To be fair, I haven’t seen Spinal Tap in fifteen years, so when I say I remember it being funnier… well, I’m sure I used to think Caddyshack was funnier too. Funny even.

Spinal Tap achieved, in the late 1990s, a mythic reputation among film and DVD geeks for a couple reasons. First, I suppose, was Waiting for Guffman. Second, and more specific, was the Criterion Collection DVD release, which became rare as many of those early Criterion DVDs became rare. I didn’t have the Criterion–though, at one point, I think I might have had a copy of the in-character audio commentary–and I never watched it during this period. Getting around to it now was because the fiancée had never seen it and, like I said, I remembered it being funnier.

The film’s greatest deficit, both acting-wise and creatively, is obviously Rob Reiner. His direction is insipid, which–from the technical angle–could be explained by his character’s lack of talent, but the direction of actors isn’t any good either, so that excuse is out. His acting is something even worse and he weighs down every scene he’s in. Unfortunately, Reiner’s not the only problem. While Spinal Tap is really funny during the first half hour or so, once the film gets itself a narrative, it crumbles. Long, unfunny scenes, meant to tell a story, make the film feel like it’s three hours instead of eighty-two minutes.

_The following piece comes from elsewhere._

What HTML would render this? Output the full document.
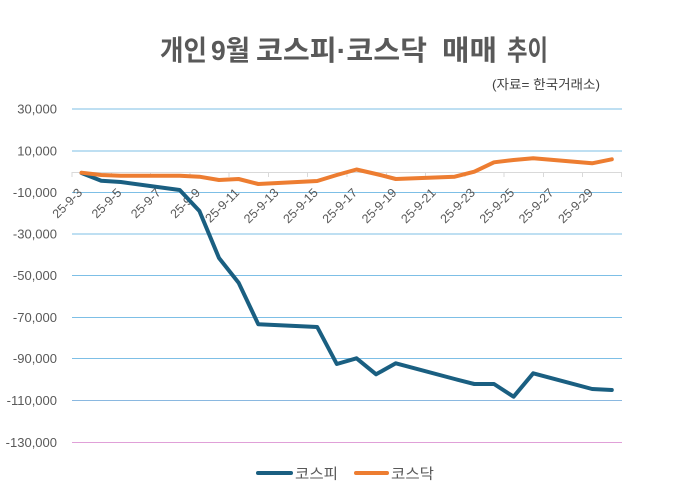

Some of the cameos are incredibly successful–Bruno Kirby’s for instance–but others are just too short. Fred Willard needed a few more seconds. Spinal Tap is almost a success, stressing the ‘almost.’ The rest of the fault has to fall on the band focus. Christopher Guest is the best, but doesn’t get as much screen-time as Michael McKean, who is the worst. June Chadwick, as McKean’s girlfriend, is boring and predictable (both her performance and the character). Harry Shearer isn’t in the film anywhere near enough and it never feels like he has a relationship with the other band members.

In short, it works as a joke, not a movie.

2.5/4★★½

CREDITS

Directed by Rob Reiner; written by Christopher Guest, Michael McKean, Harry Shearer and Reiner; director of photography, Peter Smokler; edited by Robert Leighton, Kent Beyda and Kim Secrist; music and lyrics by Guest, McKean, Shearer and Reiner; produced by Karen Murphy; released by Embassy Pictures.

Starring Rob Reiner (Marty DiBerti), Michael McKean (David St. Hubbins), Christopher Guest (Nigel Tufnel), Harry Shearer (Derek Smalls), R.J. Parnell (Mick Shrimpton), David Kaff (Viv Savage), Tony Hendra (Ian Faith), Bruno Kirby (Tommy Pischedda) and June Chadwick (Jeanine Pettibone).